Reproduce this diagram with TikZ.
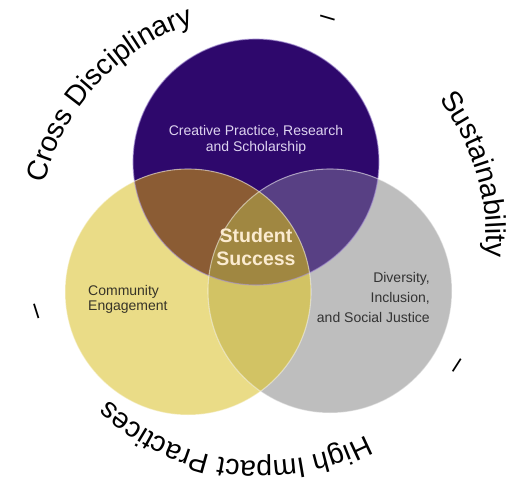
\documentclass[tikz,border=0pt]{standalone}
\usepackage{fontspec}
\setmainfont{Liberation Sans}
\usetikzlibrary{decorations.text,calc}
\definecolor{cpurple}{RGB}{46,8,108}
\definecolor{cyellow}{RGB}{234,220,135}
\definecolor{cgray}{RGB}{190,190,190}
\definecolor{cpy}{RGB}{139,92,52}
\definecolor{cpg}{RGB}{88,64,132}
\definecolor{cyg}{RGB}{210,195,100}
\definecolor{cpyg}{RGB}{160,135,65}
\definecolor{ctxtlav}{RGB}{222,212,240}
\definecolor{ctxtcream}{RGB}{251,235,208}
\definecolor{ctxtdark}{RGB}{55,52,40}
\definecolor{crimp}{RGB}{170,150,215}
\tikzset{
  rimline/.style={draw=white, draw opacity=0.45, line width=1.1pt},
  arctext/.style={decorate, decoration={text along path, text align=center, text={|\fontsize{28.5}{28.5}\selectfont|#1}}},
  dashmark/.style={font=\fontsize{27}{27}\selectfont, inner sep=0pt, anchor=base},
  smalltext/.style={inner sep=0pt, font=\fontsize{14}{#1}\selectfont}
}
\begin{document}
\begin{tikzpicture}[x=1pt,y=1pt]
\useasboundingbox (0,0) rectangle (520,-485);
\coordinate (P) at (256,-162);
\coordinate (Y) at (188,-292);
\coordinate (G) at (330,-291);
\coordinate (O) at (262,-237);
\coordinate (Od) at (262,-240);
% base circles
\fill[cpurple] (P) circle (123pt);
\fill[cyellow] (Y) circle (123pt);
\fill[cgray] (G) circle (122pt);
% pairwise intersections
\begin{scope}\clip (P) circle (123pt); \fill[cpy] (Y) circle (123pt);\end{scope}
\begin{scope}\clip (P) circle (123pt); \fill[cpg] (G) circle (122pt);\end{scope}
\begin{scope}\clip (Y) circle (123pt); \fill[cyg] (G) circle (122pt);\end{scope}
\begin{scope}\clip (P) circle (123pt); \clip (Y) circle (123pt); \fill[cpyg] (G) circle (122pt);\end{scope}
% rims
\path[rimline, draw=crimp, draw opacity=0.6] (P) circle (123pt);
\path[rimline] (Y) circle (123pt);
\path[rimline] (G) circle (122pt);
% labels
\node[smalltext=16, text=ctxtlav, align=center, anchor=north] (crea) at (256,-124.7) {Creative Practice, Research\\and Scholarship};
\node[inner sep=0pt, font=\fontsize{19.5}{23}\selectfont\bfseries, text=ctxtcream, align=center, anchor=north] (stud) at (256,-228) {Student\\Success};
\node[smalltext=15, text=ctxtdark, align=left, anchor=north west] (comm) at (88,-285) {Community\\Engagement};
\node[smalltext=20, text=black!80, align=right, anchor=north east] (dive) at (430,-271.7) {Diversity,\\Inclusion,\\and Social Justice};
% curved texts
\path[arctext={Cross Disciplinary}] (O) ++(180:224pt) arc[start angle=180, end angle=94, radius=224pt];
\path[arctext={Sustainability}] (O) ++(60:224pt) arc[start angle=60, end angle=-27.2, radius=224pt];
\path[arctext={High Impact Practices}] (O) ++(-40:224pt) arc[start angle=-40, end angle=-155.4, radius=224pt];
% separators
\node[dashmark, rotate=-16.4] (d1) at ($(Od)+(73.6:225pt)$) {–};
\node[dashmark, rotate=107.5] (d2) at ($(Od)+(197.5:229pt)$) {–};
\node[dashmark, rotate=-122.7] (d3) at ($(Od)+(-32.7:225pt)$) {–};
\end{tikzpicture}
\end{document}
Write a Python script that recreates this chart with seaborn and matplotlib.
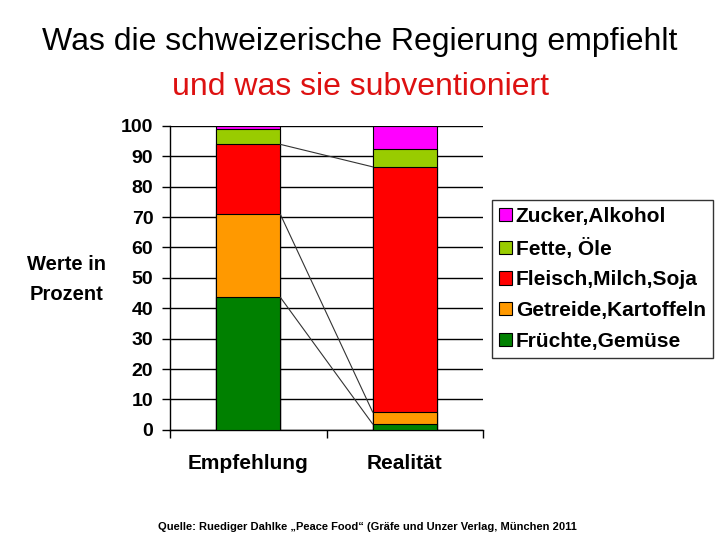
import matplotlib.pyplot as plt
import numpy as np
import seaborn as sns

sns.set_style("white")
plt.rcParams["font.family"] = ["Liberation Sans", "DejaVu Sans"]
plt.rcParams["text.color"] = "black"
plt.rcParams["ytick.color"] = "black"
plt.rcParams["xtick.color"] = "black"

# Daten (Prozent), von unten nach oben gestapelt
balken = ["Empfehlung", "Realität"]
gruppen = ["Früchte,Gemüse", "Getreide,Kartoffeln", "Fleisch,Milch,Soja", "Fette, Öle", "Zucker,Alkohol"]
farben = ["#008000", "#ff9900", "#ff0000", "#99cc00", "#ff00ff"]
fruechte = [43.6, 1.9]
getreide = [27.3, 3.9]
fleisch = [23.0, 80.7]
fette = [5.2, 6.0]
zucker = [0.9, 7.5]

werte = np.array([fruechte, getreide, fleisch, fette, zucker])
kumuliert = np.cumsum(werte, axis=0)

breite = 0.41

fig = plt.figure(figsize=(7.2, 5.4), dpi=100)
ax = fig.add_axes([0.236, 0.204, 0.435, 0.563])

# kumulierte Balken von oben nach unten zeichnen -> gestapelte Optik
for i in range(len(gruppen) - 1, -1, -1):
    sns.barplot(x=balken, y=kumuliert[i], color=farben[i], saturation=1,
                edgecolor="black", linewidth=0.8, width=breite,
                label=gruppen[i], ax=ax, zorder=3)
if ax.get_legend() is not None:
    ax.get_legend().remove()

# Verbindungslinien zwischen den Balken
for i in range(3):
    ax.plot([breite / 2, 1 - breite / 2], [kumuliert[i][0], kumuliert[i][1]],
            color="#333333", linewidth=0.8, zorder=4)

ax.set_ylim(0, 100)
ax.set_xlim(-0.5, 1.5)
ax.set_yticks(np.arange(0, 101, 10))
ax.yaxis.grid(True, color="black", linewidth=1)
ax.set_axisbelow(True)
for s in ["top", "right"]:
    ax.spines[s].set_visible(False)
for s in ["left", "bottom"]:
    ax.spines[s].set_color("black")
    ax.spines[s].set_linewidth(1)

ax.tick_params(axis="y", length=6, width=1, color="black", left=True, pad=6)
ax.set_xticks([-0.5, 0.5, 1.5], minor=False)
ax.set_xticklabels(["", "", ""])
ax.tick_params(axis="x", length=6, width=1, color="black", bottom=True)
for lab in ax.get_yticklabels():
    lab.set_fontweight("bold")
    lab.set_fontsize(14)
ax.set_xlabel("")
ax.set_ylabel("")

for j, name in enumerate(balken):
    ax.text(j, -8, name, ha="center", va="top", fontsize=15, fontweight="bold",
            transform=ax.transData)

fig.text(0.092, 0.483, "Werte in\nProzent", ha="center", va="center", fontsize=14.5,
         fontweight="bold", linespacing=1.75)

fig.text(0.5, 0.922, "Was die schweizerische Regierung empfiehlt", ha="center", va="center",
         fontsize=23)
fig.text(0.5, 0.838, "und was sie subventioniert", ha="center", va="center",
         fontsize=23, color="#dd1111")
fig.text(0.51, 0.025, "Quelle: Ruediger Dahlke „Peace Food“ (Gräfe und Unzer Verlag, München 2011",
         ha="center", va="center", fontsize=8, fontweight="bold")

leg = fig.legend(loc="upper left", bbox_to_anchor=(0.683, 0.630), fontsize=15,
                 frameon=True, fancybox=False, edgecolor="black", borderpad=0.35,
                 handlelength=0.6, handleheight=0.6, handletextpad=0.2,
                 labelspacing=0.56, borderaxespad=0)
for t in leg.get_texts():
    t.set_fontweight("bold")
leg.get_frame().set_linewidth(1)

plt.savefig("out.png", dpi=100)
plt.close()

▶ **Prompt**
Output the lines above in full and exactly as given, omitting any pictures.

▶ **Output**
Reproduce this diagram with TikZ.
\documentclass[tikz,border=0pt]{standalone}
\usepackage{fontspec}
\setmainfont{Liberation Sans}
\usetikzlibrary{decorations.text,calc}
\definecolor{cpurple}{RGB}{46,8,108}
\definecolor{cyellow}{RGB}{234,220,135}
\definecolor{cgray}{RGB}{190,190,190}
\definecolor{cpy}{RGB}{139,92,52}
\definecolor{cpg}{RGB}{88,64,132}
\definecolor{cyg}{RGB}{210,195,100}
\definecolor{cpyg}{RGB}{160,135,65}
\definecolor{ctxtlav}{RGB}{222,212,240}
\definecolor{ctxtcream}{RGB}{251,235,208}
\definecolor{ctxtdark}{RGB}{55,52,40}
\definecolor{crimp}{RGB}{170,150,215}
\tikzset{
  rimline/.style={draw=white, draw opacity=0.45, line width=1.1pt},
  arctext/.style={decorate, decoration={text along path, text align=center, text={|\fontsize{28.5}{28.5}\selectfont|#1}}},
  dashmark/.style={font=\fontsize{27}{27}\selectfont, inner sep=0pt, anchor=base},
  smalltext/.style={inner sep=0pt, font=\fontsize{14}{#1}\selectfont}
}
\begin{document}
\begin{tikzpicture}[x=1pt,y=1pt]
\useasboundingbox (0,0) rectangle (520,-485);
\coordinate (P) at (256,-162);
\coordinate (Y) at (188,-292);
\coordinate (G) at (330,-291);
\coordinate (O) at (262,-237);
\coordinate (Od) at (262,-240);
% base circles
\fill[cpurple] (P) circle (123pt);
\fill[cyellow] (Y) circle (123pt);
\fill[cgray] (G) circle (122pt);
% pairwise intersections
\begin{scope}\clip (P) circle (123pt); \fill[cpy] (Y) circle (123pt);\end{scope}
\begin{scope}\clip (P) circle (123pt); \fill[cpg] (G) circle (122pt);\end{scope}
\begin{scope}\clip (Y) circle (123pt); \fill[cyg] (G) circle (122pt);\end{scope}
\begin{scope}\clip (P) circle (123pt); \clip (Y) circle (123pt); \fill[cpyg] (G) circle (122pt);\end{scope}
% rims
\path[rimline, draw=crimp, draw opacity=0.6] (P) circle (123pt);
\path[rimline] (Y) circle (123pt);
\path[rimline] (G) circle (122pt);
% labels
\node[smalltext=16, text=ctxtlav, align=center, anchor=north] (crea) at (256,-124.7) {Creative Practice, Research\\and Scholarship};
\node[inner sep=0pt, font=\fontsize{19.5}{23}\selectfont\bfseries, text=ctxtcream, align=center, anchor=north] (stud) at (256,-228) {Student\\Success};
\node[smalltext=15, text=ctxtdark, align=left, anchor=north west] (comm) at (88,-285) {Community\\Engagement};
\node[smalltext=20, text=black!80, align=right, anchor=north east] (dive) at (430,-271.7) {Diversity,\\Inclusion,\\and Social Justice};
% curved texts
\path[arctext={Cross Disciplinary}] (O) ++(180:224pt) arc[start angle=180, end angle=94, radius=224pt];
\path[arctext={Sustainability}] (O) ++(60:224pt) arc[start angle=60, end angle=-27.2, radius=224pt];
\path[arctext={High Impact Practices}] (O) ++(-40:224pt) arc[start angle=-40, end angle=-155.4, radius=224pt];
% separators
\node[dashmark, rotate=-16.4] (d1) at ($(Od)+(73.6:225pt)$) {–};
\node[dashmark, rotate=107.5] (d2) at ($(Od)+(197.5:229pt)$) {–};
\node[dashmark, rotate=-122.7] (d3) at ($(Od)+(-32.7:225pt)$) {–};
\end{tikzpicture}
\end{document}
Write a Python script that recreates this chart with seaborn and matplotlib.
import matplotlib.pyplot as plt
import numpy as np
import seaborn as sns

sns.set_style("white")
plt.rcParams["font.family"] = ["Liberation Sans", "DejaVu Sans"]
plt.rcParams["text.color"] = "black"
plt.rcParams["ytick.color"] = "black"
plt.rcParams["xtick.color"] = "black"

# Daten (Prozent), von unten nach oben gestapelt
balken = ["Empfehlung", "Realität"]
gruppen = ["Früchte,Gemüse", "Getreide,Kartoffeln", "Fleisch,Milch,Soja", "Fette, Öle", "Zucker,Alkohol"]
farben = ["#008000", "#ff9900", "#ff0000", "#99cc00", "#ff00ff"]
fruechte = [43.6, 1.9]
getreide = [27.3, 3.9]
fleisch = [23.0, 80.7]
fette = [5.2, 6.0]
zucker = [0.9, 7.5]

werte = np.array([fruechte, getreide, fleisch, fette, zucker])
kumuliert = np.cumsum(werte, axis=0)

breite = 0.41

fig = plt.figure(figsize=(7.2, 5.4), dpi=100)
ax = fig.add_axes([0.236, 0.204, 0.435, 0.563])

# kumulierte Balken von oben nach unten zeichnen -> gestapelte Optik
for i in range(len(gruppen) - 1, -1, -1):
    sns.barplot(x=balken, y=kumuliert[i], color=farben[i], saturation=1,
                edgecolor="black", linewidth=0.8, width=breite,
                label=gruppen[i], ax=ax, zorder=3)
if ax.get_legend() is not None:
    ax.get_legend().remove()

# Verbindungslinien zwischen den Balken
for i in range(3):
    ax.plot([breite / 2, 1 - breite / 2], [kumuliert[i][0], kumuliert[i][1]],
            color="#333333", linewidth=0.8, zorder=4)

ax.set_ylim(0, 100)
ax.set_xlim(-0.5, 1.5)
ax.set_yticks(np.arange(0, 101, 10))
ax.yaxis.grid(True, color="black", linewidth=1)
ax.set_axisbelow(True)
for s in ["top", "right"]:
    ax.spines[s].set_visible(False)
for s in ["left", "bottom"]:
    ax.spines[s].set_color("black")
    ax.spines[s].set_linewidth(1)

ax.tick_params(axis="y", length=6, width=1, color="black", left=True, pad=6)
ax.set_xticks([-0.5, 0.5, 1.5], minor=False)
ax.set_xticklabels(["", "", ""])
ax.tick_params(axis="x", length=6, width=1, color="black", bottom=True)
for lab in ax.get_yticklabels():
    lab.set_fontweight("bold")
    lab.set_fontsize(14)
ax.set_xlabel("")
ax.set_ylabel("")

for j, name in enumerate(balken):
    ax.text(j, -8, name, ha="center", va="top", fontsize=15, fontweight="bold",
            transform=ax.transData)

fig.text(0.092, 0.483, "Werte in\nProzent", ha="center", va="center", fontsize=14.5,
         fontweight="bold", linespacing=1.75)

fig.text(0.5, 0.922, "Was die schweizerische Regierung empfiehlt", ha="center", va="center",
         fontsize=23)
fig.text(0.5, 0.838, "und was sie subventioniert", ha="center", va="center",
         fontsize=23, color="#dd1111")
fig.text(0.51, 0.025, "Quelle: Ruediger Dahlke „Peace Food“ (Gräfe und Unzer Verlag, München 2011",
         ha="center", va="center", fontsize=8, fontweight="bold")

leg = fig.legend(loc="upper left", bbox_to_anchor=(0.683, 0.630), fontsize=15,
                 frameon=True, fancybox=False, edgecolor="black", borderpad=0.35,
                 handlelength=0.6, handleheight=0.6, handletextpad=0.2,
                 labelspacing=0.56, borderaxespad=0)
for t in leg.get_texts():
    t.set_fontweight("bold")
leg.get_frame().set_linewidth(1)

plt.savefig("out.png", dpi=100)
plt.close()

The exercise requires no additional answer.